Candyman: The Whole Damn Swarm

deadline for submissions: 
July 8, 2022
full name / name of organization: 
University of Sheffield Centre for the History of the Gothic, Sheffield Hallam Fear 2000, University of California Riverside

30 years ago, Polygram Filmed Entertainment released Candyman, a film loosely adapted from Clive Barker’s short story “The Forbidden”. Unlike Barker’s original text, this Candyman was set in Chicago, specifically the urban ghetto Cabrini Green, and seemed to focus on the tragedy of a Black artist who vengefully returns as a violent ghost after his brutal lynching. The film and its ideologies were complicated. Innovative in its starting point – a story of profound Black suffering which called attention to the racial injustice underpinning US society – audiences were also given a tale which reiterated ideas of Black monstrosity and illogical interracial violence. Notably, the film and its stars went on to win a number of awards, and spawned a franchise worthy of critical exploration.

 

29 years later, Jordan Peele and Nia DaCosta released the long-awaited Black response to the original film. Released in the midst of another wave of anti-Black violence, the film served as both tribute and corrective to the original, shifting the focus from the white heroine’s quest (the center of the original film) to the terror and pain of Black men made monstrous and the Black women forced to act as witnesses.

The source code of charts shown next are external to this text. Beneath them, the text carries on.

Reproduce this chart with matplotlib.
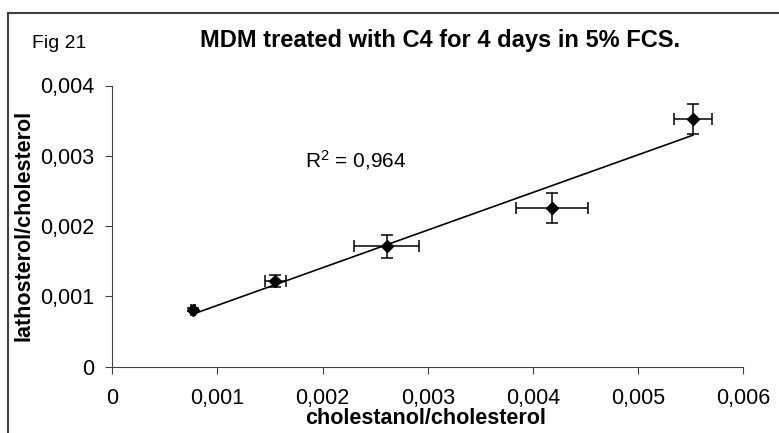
import numpy as np
import matplotlib
matplotlib.use('Agg')
import matplotlib.pyplot as plt
from matplotlib.lines import Line2D
from matplotlib.ticker import FuncFormatter

# values
cholestanol = [0.00077, 0.00155, 0.00261, 0.00418, 0.00552]
cholestanol_err = [0.00002, 0.00010, 0.00031, 0.00034, 0.00018]
lathosterol = [0.00081, 0.00122, 0.00171, 0.00226, 0.00352]
lathosterol_err = [0.00002, 0.00008, 0.00017, 0.00021, 0.00021]
x_ticks = [0, 0.001, 0.002, 0.003, 0.004, 0.005, 0.006]
y_ticks = [0, 0.001, 0.002, 0.003, 0.004]
r2_label = 0.964

plt.rcParams['font.family'] = ['Liberation Sans', 'DejaVu Sans']

fig = plt.figure(figsize=(7.79, 4.33), dpi=100)
ax = fig.add_axes([112.3/779, 1-366.7/433, (743.3-112.3)/779, (366.7-85.5)/433])

ax.errorbar(cholestanol, lathosterol, xerr=cholestanol_err, yerr=lathosterol_err,
            fmt='D', color='black', ms=6, ecolor='black', elinewidth=1.1,
            capsize=4.5, capthick=1.1, zorder=3)

# linear trendline over the data range (like excel)
slope, icpt = np.polyfit(cholestanol, lathosterol, 1)
xs = np.array([min(cholestanol), max(cholestanol)])
ax.plot(xs, slope*xs + icpt, color='black', lw=1.2, zorder=2)

ax.set_xlim(0, 0.006)
ax.set_ylim(0, 0.004)
ax.set_xticks(x_ticks)
ax.set_yticks(y_ticks)
fmt = FuncFormatter(lambda v, p: '0' if v == 0 else ('%.3f' % v).replace('.', ','))
ax.xaxis.set_major_formatter(fmt)
ax.yaxis.set_major_formatter(fmt)
ax.tick_params(axis='both', direction='out', length=5, width=0.8, color='#404040', labelsize=15.5)
ax.tick_params(axis='x', pad=10)
ax.tick_params(axis='y', pad=8)
for s in ['top', 'right']:
    ax.spines[s].set_visible(False)
for s in ['left', 'bottom']:
    ax.spines[s].set_color('#404040')
    ax.spines[s].set_linewidth(0.8)

fig.text(426/779, 1-419/433, 'cholestanol/cholesterol', ha='center', va='center',
         fontsize=15.5, fontweight='bold')
fig.text(24/779, 1-225/433, 'lathosterol/cholesterol', ha='center', va='center',
         fontsize=15.5, fontweight='bold', rotation=90)
fig.text(440/779, 1-41/433, 'MDM treated with C4 for 4 days in 5% FCS.', ha='center',
         va='center', fontsize=17, fontweight='bold')
fig.text(32/779, 1-44/433, 'Fig 21', ha='left', va='center', fontsize=14)
fig.text(305/779, 1-160/433, '$\\mathregular{R^2}$ = ' + str(r2_label).replace('.', ','),
         ha='left', va='center', fontsize=15)

# chart area border (only top and left are inside the picture)
fig.add_artist(Line2D([8/779, 8/779], [0, 1-13/433], color='#404040', lw=1.5))
fig.add_artist(Line2D([8/779, 1], [1-13/433, 1-13/433], color='#404040', lw=1.5))

fig.savefig('out.png', dpi=100)
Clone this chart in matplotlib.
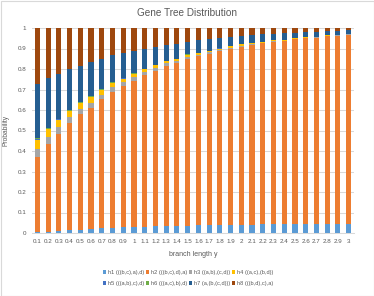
import matplotlib
matplotlib.use("Agg")
import matplotlib.pyplot as plt
from matplotlib.patches import Patch, Rectangle

categories = ["0.1", "0.2", "0.3", "0.4", "0.5", "0.6", "0.7", "0.8", "0.9", "1",
              "1.1", "1.2", "1.3", "1.4", "1.5", "1.6", "1.7", "1.8", "1.9", "2",
              "2.1", "2.2", "2.3", "2.4", "2.5", "2.6", "2.7", "2.8", "2.9", "3"]

h1 = [0.004, 0.007, 0.011, 0.014, 0.017, 0.020, 0.023, 0.026, 0.028, 0.030,
      0.031, 0.032, 0.033, 0.035, 0.036, 0.037, 0.038, 0.040, 0.040, 0.040,
      0.041, 0.042, 0.042, 0.042, 0.043, 0.043, 0.043, 0.044, 0.044, 0.044]
h2 = [0.367, 0.426, 0.474, 0.522, 0.563, 0.590, 0.630, 0.663, 0.691, 0.713,
      0.739, 0.758, 0.781, 0.793, 0.815, 0.824, 0.837, 0.850, 0.858, 0.868,
      0.877, 0.883, 0.890, 0.894, 0.902, 0.907, 0.910, 0.916, 0.918, 0.923]
h3 = [0.040, 0.036, 0.032, 0.028, 0.025, 0.026, 0.022, 0.021, 0.017, 0.017,
      0.016, 0.016, 0.013, 0.010, 0.009, 0.009, 0.006, 0.005, 0.006, 0.006,
      0.004, 0.003, 0.004, 0.003, 0.003, 0.002, 0.002, 0.002, 0.002, 0.002]
h4 = [0.044, 0.037, 0.035, 0.030, 0.028, 0.026, 0.023, 0.021, 0.017, 0.016,
      0.014, 0.013, 0.011, 0.010, 0.009, 0.008, 0.007, 0.005, 0.006, 0.006,
      0.005, 0.004, 0.004, 0.004, 0.003, 0.003, 0.003, 0.002, 0.002, 0.003]
h5 = [0.003, 0.003, 0.003, 0.003, 0.003, 0.003, 0.002, 0.002, 0.002, 0.002,
      0.001, 0.001, 0.001, 0.001, 0.001, 0.001, 0.001, 0.0005, 0.0005, 0.0005,
      0.0003, 0.0003, 0.0003, 0.0003, 0.0002, 0.0002, 0.0002, 0.0002, 0.0002, 0.0002]
h6 = [0.004, 0.003, 0.003, 0.003, 0.003, 0.003, 0.002, 0.002, 0.002, 0.002,
      0.001, 0.001, 0.001, 0.001, 0.001, 0.001, 0.001, 0.0005, 0.0005, 0.001,
      0.0003, 0.0003, 0.0003, 0.0003, 0.0002, 0.0002, 0.0002, 0.0002, 0.0002, 0.0002]
h7 = [0.266, 0.243, 0.220, 0.198, 0.178, 0.167, 0.147, 0.131, 0.122, 0.108,
      0.098, 0.087, 0.076, 0.074, 0.061, 0.060, 0.055, 0.049, 0.044, 0.039,
      0.037, 0.036, 0.032, 0.031, 0.026, 0.026, 0.024, 0.020, 0.019, 0.017]
h8 = [0.272, 0.246, 0.222, 0.202, 0.183, 0.165, 0.150, 0.134, 0.121, 0.112,
      0.100, 0.092, 0.084, 0.076, 0.068, 0.060, 0.055, 0.049, 0.044, 0.039,
      0.036, 0.032, 0.028, 0.026, 0.023, 0.019, 0.018, 0.016, 0.015, 0.011]

labels = ["h1 (((b,c),a),d)", "h2 (((b,c),d),a)", "h3 ((a,b),(c,d))", "h4 ((a,c),(b,d))",
          "h5 (((a,b),c),d)", "h6 (((a,c),b),d)", "h7 (a,(b,(c,d)))", "h8 (((b,d),c),a)"]
colors = ["#5B9BD5", "#ED7D31", "#A5A5A5", "#FFC000",
          "#4472C4", "#70AD47", "#255E91", "#9E480E"]
series = [h1, h2, h3, h4, h5, h6, h7, h8]

plt.rcParams['font.family'] = ['Liberation Sans Narrow', 'Liberation Sans', 'DejaVu Sans']
txt = "#595959"

fig = plt.figure(figsize=(3.74, 2.96), dpi=100)
fig.patches.append(Rectangle((0.5/374, 0.5/296), 373/374, 295/296, transform=fig.transFigure,
                             fill=False, edgecolor="#D9D9D9", linewidth=0.8))
ax = fig.add_axes([32/374, (296-233)/296, 322/374, 205/296])

x = list(range(len(categories)))
bottom = [0.0] * len(categories)
for vals, col, lab in zip(series, colors, labels):
    ax.bar(x, vals, width=0.48, bottom=bottom, color=col, label=lab, zorder=3, linewidth=0)
    bottom = [b + v for b, v in zip(bottom, vals)]

ax.set_xlim(-0.5, len(categories) - 0.5)
ax.set_ylim(0, 1)
ax.set_yticks([i / 10 for i in range(11)])
ax.set_yticklabels(["0", "0.1", "0.2", "0.3", "0.4", "0.5", "0.6", "0.7", "0.8", "0.9", "1"])
ax.set_xticks(x)
ax.set_xticklabels(categories)
ax.grid(axis="y", color="#D9D9D9", linewidth=0.75, zorder=0)
for s in ["top", "right", "left"]:
    ax.spines[s].set_visible(False)
ax.spines["bottom"].set_color("#D9D9D9")
ax.spines["bottom"].set_linewidth(0.75)
ax.tick_params(axis="both", length=0, labelsize=4.5, colors=txt, pad=4)
ax.set_xlabel("branch length y", fontsize=5, color=txt, labelpad=5)
ax.set_ylabel("Probability", fontsize=4.8, color=txt, labelpad=6)

fig.text(187/374, 1 - 13/296, "Gene Tree Distribution", ha="center", va="center",
         fontsize=7.2, color=txt)

handles = [Patch(facecolor=c, edgecolor="none") for c in colors]
order = [0, 4, 1, 5, 2, 6, 3, 7]
fig.legend([handles[i] for i in order], [labels[i] for i in order],
           loc="center", bbox_to_anchor=(188/374, 1 - 278/296), ncol=4, frameon=False,
           fontsize=4.1, handlelength=0.6, handleheight=0.6, handletextpad=0.25,
           columnspacing=0.35, labelspacing=1.0, labelcolor=txt)

fig.savefig("out.png", dpi=100)
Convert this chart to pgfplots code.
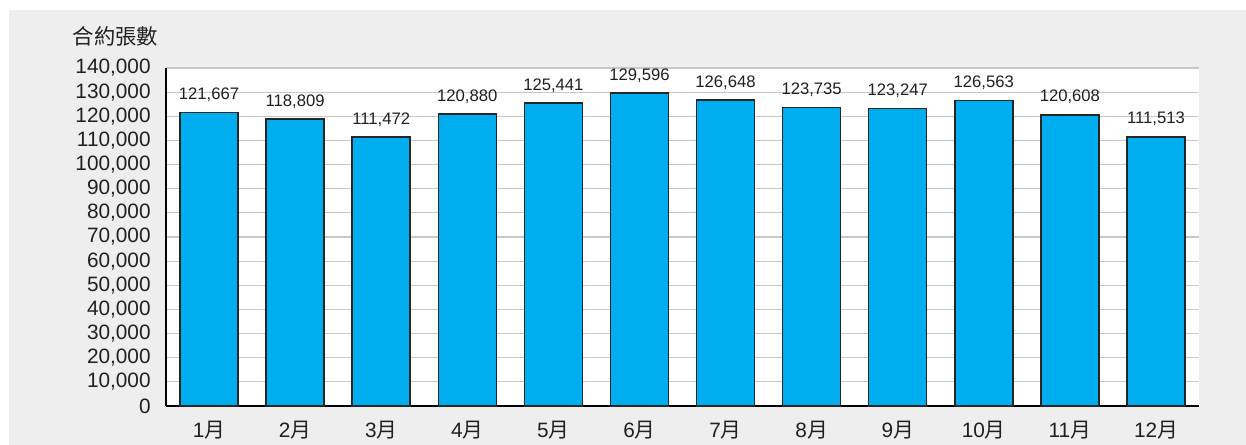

Ultimately this later film asked audiences “who is the real monster: Candyman, or the violent racist society which created him?”

 

This conference, a collaboration between the Centre for the History of the Gothic at the University of Sheffield, Fear 2000 at Sheffield Hallam University, and the University of California, Riverside, and taking place on Friday 7 - Sunday 9 October 2022, seeks to explore, critique and celebrate the legacy of Candyman as text, film and, in it’s latest iteration, clapback…

 

We invite papers that focus on the following themes:

 

  • Historical and sociopolitical contexts
  • Blaxploitation and Black Horror
  • Monsters and monstrosity
  • Gender and feminism
  • Class, gentrification, and race
  • Ancestral trauma and narratives of violence
  • Sequels, adaptations, and source materials including: Clive Barker’s short story “The Forbidden”; the original sequels (Candyman: Farewell to the Flesh, 1995 and Candyman: Day of the Dead, 1999); and the 2021 legacy sequel
  • Transmedia including: advertising, merchandise, gaming, songs, pop culture etc.
  • Candyman as urban legend and folklore
  • Sounds of Candyman including film soundtracks and Ice Nine Kill’s “Farewell II Flesh”
  • Film production

These are just suggestions and we welcome proposals for 20 minute papers or panel proposals (with three 20 minute papers) exploring any and all aspects of Candyman, its histories and its legacies. We also welcome proposals for nontraditional, creative papers and / or art submissions: see our FAQ for more details or get in touch to discuss your idea.

 

Please send abstracts of no more than 300 words along with a short bio to thewholedamnswarm@gmail.com. The deadline for abstracts is 8 July 2022.

 

This will be an international hybrid conference taking place in person in Sheffield (UK), Riverside, California (US) and virtually on zoom across different time zones, and as such may be subject to scheduling changes due to COVID restrictions or time zone conflicts. Please see our FAQ before submitting an abstract.